Andrew McGettigan has posted a useful analysis of the government’s ‘plans’ for financing higher education. What struck me was his last remark:
“In immediate policy terms, OBR assumes that tuition fees will rise with inflation from 2016-17, and then in line with earnings from 2019-20. As they have emphasised in previous years, without the link to earnings (which are projected to rise faster than inflation in the long-term), university income would be eroded owing the labour-intensive nature of HE.” (Andrew’s emphasis)
The way I read this is that from 2019, the interests of students and academics will be set against each other in a way they have not been in conflict before: Student debt (tuition fees) will be linked to the rise in the median value of UK labour power, which includes waged academics.
In the UK, the price of labour power (i.e. wage) has historically risen faster than inflation and therefore the cost of running a labour intensive university rises accordingly. Until 2013, the increase in fees payable by students was periodic, rising 200% from £1000 in 1997 to £3000 in 2006, with tuition income supplemented by state grants via general taxation. During that time inflation rose about 26% and earnings rose about 28%. (Had £1000 tuition fees risen with inflation since 1997, they would be about £1600 today).

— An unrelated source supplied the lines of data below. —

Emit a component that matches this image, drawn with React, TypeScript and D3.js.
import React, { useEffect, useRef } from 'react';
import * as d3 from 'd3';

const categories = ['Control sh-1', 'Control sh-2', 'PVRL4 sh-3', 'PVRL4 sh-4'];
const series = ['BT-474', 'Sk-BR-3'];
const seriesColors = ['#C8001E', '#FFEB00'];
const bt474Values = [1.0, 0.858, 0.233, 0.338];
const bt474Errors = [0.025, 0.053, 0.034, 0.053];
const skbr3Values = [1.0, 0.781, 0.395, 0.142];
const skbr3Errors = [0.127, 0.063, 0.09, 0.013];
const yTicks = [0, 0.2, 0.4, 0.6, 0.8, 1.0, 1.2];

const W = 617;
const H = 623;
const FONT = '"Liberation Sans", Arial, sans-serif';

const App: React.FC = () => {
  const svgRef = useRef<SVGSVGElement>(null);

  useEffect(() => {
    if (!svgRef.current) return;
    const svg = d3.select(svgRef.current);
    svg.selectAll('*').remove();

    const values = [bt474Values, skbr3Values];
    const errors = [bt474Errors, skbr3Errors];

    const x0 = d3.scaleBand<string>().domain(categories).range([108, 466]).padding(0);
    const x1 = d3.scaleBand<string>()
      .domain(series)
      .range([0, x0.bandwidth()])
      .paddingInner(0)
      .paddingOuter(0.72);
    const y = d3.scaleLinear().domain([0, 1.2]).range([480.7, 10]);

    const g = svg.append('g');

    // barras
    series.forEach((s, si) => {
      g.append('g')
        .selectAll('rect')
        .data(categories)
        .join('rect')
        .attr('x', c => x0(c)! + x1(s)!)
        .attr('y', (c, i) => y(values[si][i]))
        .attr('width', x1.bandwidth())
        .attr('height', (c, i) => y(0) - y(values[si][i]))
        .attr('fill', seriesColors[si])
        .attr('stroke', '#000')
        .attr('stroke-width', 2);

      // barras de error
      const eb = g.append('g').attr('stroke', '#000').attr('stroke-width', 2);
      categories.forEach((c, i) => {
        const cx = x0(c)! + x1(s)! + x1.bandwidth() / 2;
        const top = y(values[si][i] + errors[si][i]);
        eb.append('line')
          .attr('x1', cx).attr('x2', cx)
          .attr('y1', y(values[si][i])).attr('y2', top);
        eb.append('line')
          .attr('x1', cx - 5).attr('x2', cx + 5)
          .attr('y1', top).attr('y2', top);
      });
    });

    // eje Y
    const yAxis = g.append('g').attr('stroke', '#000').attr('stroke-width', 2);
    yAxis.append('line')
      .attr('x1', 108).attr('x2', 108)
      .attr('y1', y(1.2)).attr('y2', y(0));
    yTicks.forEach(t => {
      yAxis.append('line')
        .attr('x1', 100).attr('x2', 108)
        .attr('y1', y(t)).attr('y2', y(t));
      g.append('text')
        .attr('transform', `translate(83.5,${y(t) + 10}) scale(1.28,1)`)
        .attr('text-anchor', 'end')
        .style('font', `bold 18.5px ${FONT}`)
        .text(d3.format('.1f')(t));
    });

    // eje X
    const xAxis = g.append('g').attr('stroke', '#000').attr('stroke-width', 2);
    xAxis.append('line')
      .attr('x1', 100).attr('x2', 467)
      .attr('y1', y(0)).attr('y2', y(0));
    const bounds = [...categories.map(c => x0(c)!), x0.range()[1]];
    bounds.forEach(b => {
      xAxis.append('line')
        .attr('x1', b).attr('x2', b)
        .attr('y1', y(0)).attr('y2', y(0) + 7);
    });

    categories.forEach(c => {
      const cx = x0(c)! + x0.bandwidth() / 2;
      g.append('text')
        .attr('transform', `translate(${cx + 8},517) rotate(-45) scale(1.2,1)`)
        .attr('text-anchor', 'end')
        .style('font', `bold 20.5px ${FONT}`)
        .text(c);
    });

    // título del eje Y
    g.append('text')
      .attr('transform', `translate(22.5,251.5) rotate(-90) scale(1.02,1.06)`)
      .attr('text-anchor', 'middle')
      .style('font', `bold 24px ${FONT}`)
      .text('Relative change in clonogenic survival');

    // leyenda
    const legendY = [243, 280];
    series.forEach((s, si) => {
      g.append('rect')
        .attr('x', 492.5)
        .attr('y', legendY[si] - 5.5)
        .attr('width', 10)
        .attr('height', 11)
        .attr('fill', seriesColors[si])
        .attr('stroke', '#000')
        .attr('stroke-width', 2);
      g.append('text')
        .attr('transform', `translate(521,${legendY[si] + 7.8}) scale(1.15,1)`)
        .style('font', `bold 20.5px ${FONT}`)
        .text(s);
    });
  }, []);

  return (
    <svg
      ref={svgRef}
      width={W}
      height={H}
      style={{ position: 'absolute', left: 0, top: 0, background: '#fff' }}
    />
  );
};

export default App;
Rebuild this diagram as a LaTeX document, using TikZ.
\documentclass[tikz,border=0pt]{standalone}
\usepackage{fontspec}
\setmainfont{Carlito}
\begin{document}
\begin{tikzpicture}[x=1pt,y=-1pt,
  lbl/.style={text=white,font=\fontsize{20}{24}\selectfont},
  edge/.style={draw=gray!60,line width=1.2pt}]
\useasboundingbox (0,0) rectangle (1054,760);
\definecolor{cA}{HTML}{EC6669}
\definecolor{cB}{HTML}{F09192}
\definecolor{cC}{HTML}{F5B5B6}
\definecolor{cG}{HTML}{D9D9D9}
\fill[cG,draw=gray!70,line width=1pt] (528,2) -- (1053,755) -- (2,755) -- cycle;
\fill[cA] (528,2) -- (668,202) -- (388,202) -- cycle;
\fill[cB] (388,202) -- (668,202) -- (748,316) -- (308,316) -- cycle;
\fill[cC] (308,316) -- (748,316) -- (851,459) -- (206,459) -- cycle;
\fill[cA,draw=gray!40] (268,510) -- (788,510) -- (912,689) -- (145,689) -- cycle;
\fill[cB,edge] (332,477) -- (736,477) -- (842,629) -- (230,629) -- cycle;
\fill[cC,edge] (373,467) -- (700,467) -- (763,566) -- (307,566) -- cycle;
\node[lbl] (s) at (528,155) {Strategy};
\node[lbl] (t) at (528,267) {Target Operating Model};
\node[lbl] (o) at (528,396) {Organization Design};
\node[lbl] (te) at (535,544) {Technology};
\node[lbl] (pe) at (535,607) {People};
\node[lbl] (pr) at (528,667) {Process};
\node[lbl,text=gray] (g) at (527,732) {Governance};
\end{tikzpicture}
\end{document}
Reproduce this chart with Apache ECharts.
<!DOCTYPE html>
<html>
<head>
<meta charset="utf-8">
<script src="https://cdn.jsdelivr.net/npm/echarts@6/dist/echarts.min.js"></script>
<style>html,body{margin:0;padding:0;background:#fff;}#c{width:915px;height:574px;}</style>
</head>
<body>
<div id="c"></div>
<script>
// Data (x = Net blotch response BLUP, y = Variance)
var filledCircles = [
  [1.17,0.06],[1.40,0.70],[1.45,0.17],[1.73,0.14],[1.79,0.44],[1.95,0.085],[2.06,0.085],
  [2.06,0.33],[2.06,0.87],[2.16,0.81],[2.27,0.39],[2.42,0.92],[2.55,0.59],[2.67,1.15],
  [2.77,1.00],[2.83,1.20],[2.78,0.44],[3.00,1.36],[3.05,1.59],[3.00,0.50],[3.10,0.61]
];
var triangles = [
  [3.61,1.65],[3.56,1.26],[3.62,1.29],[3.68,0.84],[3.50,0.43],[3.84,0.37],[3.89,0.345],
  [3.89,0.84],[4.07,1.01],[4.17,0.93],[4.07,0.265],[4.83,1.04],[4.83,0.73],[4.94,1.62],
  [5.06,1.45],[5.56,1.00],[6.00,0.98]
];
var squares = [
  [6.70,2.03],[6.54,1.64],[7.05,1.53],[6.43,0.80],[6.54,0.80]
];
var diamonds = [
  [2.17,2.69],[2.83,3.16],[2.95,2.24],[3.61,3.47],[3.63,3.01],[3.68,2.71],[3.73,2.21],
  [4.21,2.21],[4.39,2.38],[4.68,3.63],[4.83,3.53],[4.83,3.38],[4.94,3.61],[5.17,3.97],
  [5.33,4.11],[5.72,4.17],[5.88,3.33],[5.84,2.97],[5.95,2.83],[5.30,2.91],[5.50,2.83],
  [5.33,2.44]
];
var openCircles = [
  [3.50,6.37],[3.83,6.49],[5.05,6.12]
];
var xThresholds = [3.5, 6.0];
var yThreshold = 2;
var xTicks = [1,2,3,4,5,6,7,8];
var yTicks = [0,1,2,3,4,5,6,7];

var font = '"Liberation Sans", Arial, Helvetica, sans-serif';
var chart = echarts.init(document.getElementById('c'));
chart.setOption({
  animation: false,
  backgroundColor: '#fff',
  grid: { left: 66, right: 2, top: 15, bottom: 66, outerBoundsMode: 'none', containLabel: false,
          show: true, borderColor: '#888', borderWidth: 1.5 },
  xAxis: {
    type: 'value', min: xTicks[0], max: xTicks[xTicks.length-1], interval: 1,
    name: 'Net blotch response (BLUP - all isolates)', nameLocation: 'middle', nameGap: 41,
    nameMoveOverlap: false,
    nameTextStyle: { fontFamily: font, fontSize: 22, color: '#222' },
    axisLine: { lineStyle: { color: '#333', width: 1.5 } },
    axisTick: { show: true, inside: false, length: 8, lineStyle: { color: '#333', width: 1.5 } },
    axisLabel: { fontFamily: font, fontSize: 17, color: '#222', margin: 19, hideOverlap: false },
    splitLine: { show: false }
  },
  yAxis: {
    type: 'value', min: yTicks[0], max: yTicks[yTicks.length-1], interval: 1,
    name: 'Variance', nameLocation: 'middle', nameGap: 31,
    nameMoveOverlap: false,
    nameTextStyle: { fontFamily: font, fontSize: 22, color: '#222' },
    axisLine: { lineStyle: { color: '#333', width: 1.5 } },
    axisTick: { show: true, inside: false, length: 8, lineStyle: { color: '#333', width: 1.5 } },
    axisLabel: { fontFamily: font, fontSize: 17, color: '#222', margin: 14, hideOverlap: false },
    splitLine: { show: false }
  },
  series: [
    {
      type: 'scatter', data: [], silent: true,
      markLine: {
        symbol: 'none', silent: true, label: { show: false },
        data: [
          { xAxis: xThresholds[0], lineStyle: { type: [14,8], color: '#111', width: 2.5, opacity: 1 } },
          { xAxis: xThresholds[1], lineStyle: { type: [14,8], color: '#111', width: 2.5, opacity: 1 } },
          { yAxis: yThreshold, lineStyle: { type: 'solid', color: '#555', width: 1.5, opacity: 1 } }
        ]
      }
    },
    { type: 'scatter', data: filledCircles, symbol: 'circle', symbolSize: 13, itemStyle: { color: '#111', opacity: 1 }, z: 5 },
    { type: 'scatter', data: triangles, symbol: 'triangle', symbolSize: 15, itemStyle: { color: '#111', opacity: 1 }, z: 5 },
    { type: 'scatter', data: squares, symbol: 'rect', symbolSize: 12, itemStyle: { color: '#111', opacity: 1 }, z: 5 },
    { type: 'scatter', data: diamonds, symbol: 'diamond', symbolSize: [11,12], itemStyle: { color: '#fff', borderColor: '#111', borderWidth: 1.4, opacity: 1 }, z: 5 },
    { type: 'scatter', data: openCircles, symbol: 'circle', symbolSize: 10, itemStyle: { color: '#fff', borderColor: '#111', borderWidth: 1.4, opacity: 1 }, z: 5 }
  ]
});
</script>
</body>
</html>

If the income for a university (largely tuition fees) is set against inflation as it is expected to be for 2016-17, the main type of costs (wages) is expected to rise more than the main source of income (fees) and over time the university would gradually get poorer. It’s unsustainable under our current funding regime. In this sense, the change might protect academic jobs in contrast to the current arrangement that increasingly puts them at risk. Of course, the idea of whether any of the current economic paradigm of growth is sustainable is questionable in itself. See Michael Roberts here and here for a response to that…
On the one hand, individuals who will be or are students from 2019 naturally want any growth in their debt to remain low relative to inflation – it’s not in their interest for the price of their education/degree/experience to be set higher than the rate of inflation (arguably, debt is not in their interest, full stop). On the other hand, workers, such as academics want any growth in their earnings to be high relative to inflation so that real wages are high.
So, it seems to me that if the assumption that fees will be tied to earnings is true, then a conflict of interest between students and academics is introduced that currently doesn’t exist. Although the change will help create a form of equivalence between income and outgoings for the institution, it creates a situation where the academic effectively says to the student: “As my wages go up, so do your fees” (or “as my value goes up, so does your indenture”), instead of “As the cost of living goes up, so do your fees.”
That workers are forced into a position of having competing interests among themselves is fundamental to capitalism, but this latest prediction struck me as reinforcing a dysfunctional relationship between students and academics.